Seus poemas parecem aproximar uma lupa sobre este verde que fascina, mas esta lupa de Manoel não parece cair no pecado do cientista, pois esta aproximação não busca o estudo de um assunto restrito esperando como conclusão a exaustão. Talvez busca nesta sua aproximação um distanciamento, dai sua referência a infância. O mundo adulto dá vontade de fugir, mas não para a cidade onde ninguém nos acha, mas para infância, quando a visão não estava tão viciada.
Esta aproximação com a natureza, apesar de poder parecer demais idílica e paradisíaca, acaba refletindo algo tão próximo de nós que acabamos não nos dando conta. De alguma forma Barros está falando do Brasil, que apesar de Belo Monte e toda uma sede de largas fatias da sociedade em busca de uma reprodução tropical do que se entende por Europa, vivemos num lugar diverso, plural, que não cessa de se mover. Esta é a mata, que além de cercar nossas cidades (Blumenau, Rio de Janeiro), cerca boa parte de nosso viver. Talvez seja mais necessário se refugiar para as montanhas do que trancar-se em casa. Creio que o selvagem transite entre a metáfora e o literal.

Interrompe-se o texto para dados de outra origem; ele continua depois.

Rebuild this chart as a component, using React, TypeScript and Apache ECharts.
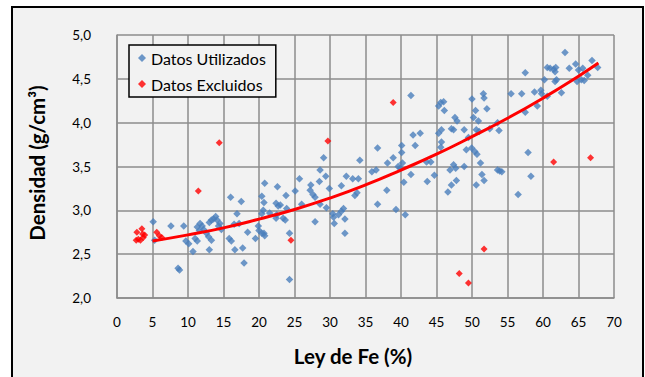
import React, { useEffect, useRef } from "react";
import * as echarts from "echarts";

// Fe grade (%) vs. density (g/cm³) — samples kept in the fit
const usedPoints: [number, number][] = [
  [5.1, 2.87], [5.3, 2.66], [7.6, 2.82], [8.6, 2.34], [8.8, 2.32], [9.4, 2.82], [9.7, 2.65], [10.1, 2.62],
  [10.7, 2.53], [11.0, 2.68], [11.3, 2.65], [11.3, 2.81], [11.7, 2.85], [11.6, 2.77], [12.0, 2.82], [12.2, 2.78],
  [12.6, 2.74], [12.9, 2.70], [13.0, 2.55], [13.3, 2.66], [13.0, 2.86], [13.3, 2.89], [13.6, 2.90], [13.9, 2.93],
  [14.1, 2.89], [14.3, 2.82], [14.5, 2.85], [14.7, 2.78],
  [15.8, 2.68], [16.1, 2.65], [16.0, 3.15], [16.6, 2.55], [16.5, 2.84], [16.9, 2.96], [17.5, 3.10], [17.2, 2.85],
  [17.7, 2.57], [17.9, 2.40], [18.4, 2.75], [19.5, 2.68], [19.9, 2.82], [20.0, 2.77],
  [20.4, 2.74], [20.4, 3.16], [20.8, 3.31], [20.7, 3.09], [20.4, 2.96], [20.6, 3.0], [20.7, 2.74], [20.8, 2.71],
  [21.5, 2.97], [22.4, 3.08], [22.7, 3.05], [22.5, 2.95], [22.6, 3.27], [23.0, 3.06], [23.8, 3.17], [23.4, 2.91],
  [23.9, 3.02], [22.4, 2.91], [23.7, 2.89], [24.3, 2.74], [24.3, 2.21],
  [25.1, 3.22], [25.7, 3.36], [26.0, 3.07], [27.3, 3.29], [27.2, 3.23], [27.6, 3.18], [27.9, 3.15], [28.6, 3.46],
  [28.5, 3.33], [29.1, 3.60], [29.4, 3.39], [29.9, 3.25], [28.6, 3.07], [27.9, 2.87], [29.5, 3.03],
  [30.4, 2.96], [30.5, 2.92], [30.6, 2.85], [31.2, 2.95], [31.6, 2.99], [31.9, 3.02], [32.1, 2.90], [32.1, 2.74],
  [31.6, 3.28], [32.3, 3.39], [33.2, 3.36], [34.0, 3.36], [33.5, 3.17], [33.8, 3.20], [34.2, 3.57],
  [35.9, 3.44], [36.5, 3.46], [36.7, 3.71], [36.7, 3.07], [38.0, 3.23], [38.1, 3.54], [38.9, 3.60], [39.3, 3.01],
  [39.6, 3.50], [40.1, 3.74], [40.1, 3.66], [40.2, 3.54], [39.9, 3.48],
  [40.4, 3.32], [40.6, 2.95], [41.4, 3.41], [41.4, 4.31], [41.7, 3.86], [42.0, 3.74], [42.7, 3.88], [43.6, 3.55],
  [44.2, 3.55], [43.7, 3.33], [44.7, 3.40],
  [45.3, 4.19], [45.6, 4.23], [46.0, 4.24], [46.1, 4.14], [45.3, 3.88], [45.7, 3.92], [45.7, 3.78], [45.6, 3.72],
  [46.6, 3.21], [47.1, 3.29], [47.8, 3.34], [46.9, 3.46], [47.4, 3.52], [47.7, 3.48], [48.9, 3.50], [47.6, 4.06],
  [47.9, 4.02], [47.1, 3.93], [47.4, 3.92], [48.9, 3.92], [49.2, 3.69], [49.5, 3.83],
  [50.0, 4.27], [50.2, 4.06], [50.5, 4.14], [50.9, 4.02], [50.6, 3.92], [51.0, 3.90], [51.6, 4.33], [51.7, 4.28],
  [52.1, 4.16], [52.5, 3.93], [53.8, 3.91], [53.6, 4.00], [49.96, 3.71], [50.4, 3.67], [50.7, 3.64], [51.2, 3.54],
  [50.6, 3.29], [51.4, 3.41], [51.7, 3.34], [53.6, 3.46], [53.9, 3.45], [54.2, 3.44],
  [55.5, 4.33], [56.5, 3.18], [57.0, 4.33], [57.5, 4.12], [57.5, 4.57], [57.9, 3.66], [58.3, 3.39], [58.8, 4.35],
  [59.2, 4.19], [59.7, 4.37], [59.8, 4.33],
  [60.2, 4.49], [60.6, 4.30], [60.6, 4.63], [61.0, 4.62], [61.5, 4.61], [61.7, 4.58], [61.8, 4.63], [61.7, 4.47],
  [61.9, 4.49], [62.6, 4.34], [63.1, 4.80], [63.7, 4.62], [64.6, 4.67], [64.8, 4.47], [65.0, 4.60], [65.4, 4.49],
  [65.6, 4.62], [65.8, 4.48], [66.3, 4.54], [66.9, 4.71], [67.7, 4.63],
];

// Samples left out of the fit
const excludedPoints: [number, number][] = [
  [2.8, 2.75], [3.5, 2.79], [3.6, 2.73], [3.7, 2.69], [3.0, 2.67], [3.3, 2.66], [3.9, 2.72], [2.7, 2.66],
  [5.6, 2.75], [5.96, 2.71], [6.3, 2.69], [11.45, 3.22], [14.4, 3.77], [24.5, 2.66], [29.7, 3.79], [38.9, 4.23],
  [48.2, 2.28], [49.5, 2.17], [51.7, 2.56], [61.5, 3.55], [66.7, 3.60],
];

// Trend curve through the used samples
const trendPoints: [number, number][] = [
  [5, 2.65], [10, 2.72], [15, 2.80], [20, 2.90], [25, 3.01], [30, 3.14], [35, 3.29],
  [40, 3.46], [45, 3.64], [50, 3.84], [55, 4.05], [60, 4.28], [65, 4.53], [67.8, 4.68],
];

const xRange = [0, 70];
const xStep = 5;
const yRange = [2, 5];
const yStep = 0.5;

const seriesNames = ["Datos Utilizados", "Datos Excluidos"];
const xTitle = "Ley de Fe (%)";
const yTitle = "Densidad (g/cm³)";

const FONT = "Lato, 'Open Sans', sans-serif";
const GRID_COLOR = "#8c8c8c";

export default function App() {
  const ref = useRef<HTMLDivElement>(null);

  useEffect(() => {
    if (!ref.current) return;
    const chart = echarts.init(ref.current, null, { renderer: "svg" });
    chart.setOption({
      animation: false,
      backgroundColor: "transparent",
      grid: { left: 117, right: 31, top: 35, bottom: 79, containLabel: false },
      xAxis: {
        type: "value",
        min: xRange[0],
        max: xRange[1],
        interval: xStep,
        axisLine: { show: true, lineStyle: { color: GRID_COLOR, width: 1.5 } },
        axisTick: { show: false },
        splitLine: { show: true, lineStyle: { color: GRID_COLOR, width: 1.5 } },
        axisLabel: { margin: 17, color: "#000", fontFamily: FONT, fontSize: 13.5 },
      },
      yAxis: {
        type: "value",
        min: yRange[0],
        max: yRange[1],
        interval: yStep,
        axisLine: { show: true, lineStyle: { color: GRID_COLOR, width: 1.5 } },
        axisTick: { show: false },
        splitLine: { show: true, lineStyle: { color: GRID_COLOR, width: 1.5 } },
        axisLabel: {
          margin: 26,
          color: "#000",
          fontFamily: FONT,
          fontSize: 13.5,
          formatter: (v: number) => v.toFixed(1).replace(".", ","),
        },
      },
      legend: {
        data: seriesNames,
        orient: "vertical",
        left: 129,
        top: 45,
        padding: [4, 10, 4, 9],
        itemGap: 8,
        itemWidth: 8,
        itemHeight: 8,
        icon: "diamond",
        borderColor: "#000",
        borderWidth: 1.5,
        backgroundColor: "#f2f2f2",
        textStyle: { fontFamily: FONT, fontSize: 16, lineHeight: 18, color: "#000" },
      },
      graphic: [
        {
          type: "text",
          x: 353,
          y: 356,
          style: {
            text: xTitle,
            align: "center",
            verticalAlign: "middle",
            font: `bold 20.5px ${FONT}`,
            fill: "#000",
          },
        },
        {
          type: "text",
          x: 37,
          y: 163,
          rotation: Math.PI / 2,
          style: {
            text: yTitle,
            align: "center",
            verticalAlign: "middle",
            font: `bold 20.5px ${FONT}`,
            fill: "#000",
          },
        },
      ],
      series: [
        {
          name: seriesNames[0],
          type: "scatter",
          symbol: "diamond",
          symbolSize: 7.5,
          itemStyle: { color: "#4a7ebb" },
          data: usedPoints,
          z: 2,
        },
        {
          name: seriesNames[1],
          type: "scatter",
          symbol: "diamond",
          symbolSize: 7,
          itemStyle: { color: "#ff0000" },
          data: excludedPoints,
          z: 3,
        },
        {
          name: "Tendencia",
          type: "line",
          smooth: true,
          showSymbol: false,
          lineStyle: { color: "#ff0000", width: 3 },
          data: trendPoints,
          z: 4,
        },
      ],
    });
    return () => chart.dispose();
  }, []);

  return (
    <div
      style={{
        position: "fixed",
        left: 0,
        top: 0,
        width: 645,
        height: 377,
        background: "#fff",
        overflow: "hidden",
      }}
    >
      <div
        style={{
          position: "absolute",
          left: 11,
          top: 6,
          width: 633,
          height: 400,
          boxSizing: "border-box",
          border: "2px solid #000",
          background: "#f2f2f2",
        }}
      />
      <div ref={ref} style={{ position: "absolute", left: 0, top: 0, width: 645, height: 377 }} />
    </div>
  );
}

Sua proximidade com a natureza pode fazer com que sua poesia seja muito interessante a biólogos e deleuzianos. Já que é uma aproximação que não busca em momento algum naturalizar algo, arrisco dizer até que o contrário.
Tal desconstrução de lugares tão comuns não ocorre apenas por meio dessa constante figura do pantanal, a língua também entra no samba. No próprio título do livro já está explícito o que se encontrará repetidas vezes ao longo do livro. Como o autor bem indicou, agramaticar é parte fundante de sua poesia. O poeta brinca com a língua, faz da língua sua, se apropria dela e dança com ela, fazendo com que ela ceda aos movimentos necessários. Tudo isso ocorre numa tal harmonia que por vezes é custoso perceber. Tal atitude me lembra o que crianças muitas vezes fazem sem grande esforço, e nós tão orgulhosos da vida adulta, rimos tratando algumas vezes com escárnio. Sua agramáticação está intimamente ligada a natureza constantemente descrita, já que sua poesia parece ser em grande medida rizomática. E coloco isto considerando o fato de Manoel de Barros não ter ideia de quem seja Gilles Deleuze.
Não bastasse, Manoel de Barros se mostra como uma figura interessante, filiado ao Partido Comunista Brasileiro em sua juventude, o abandonou assim que Prestes e Vargas realizaram a famosa aliança, e quando fora indicado a academia brasileira de letras, preferiu não. Este poeta do pantanal pode orgulhar-se de escrever poemas que grudaram um péssimo leitor de poesia ao livro.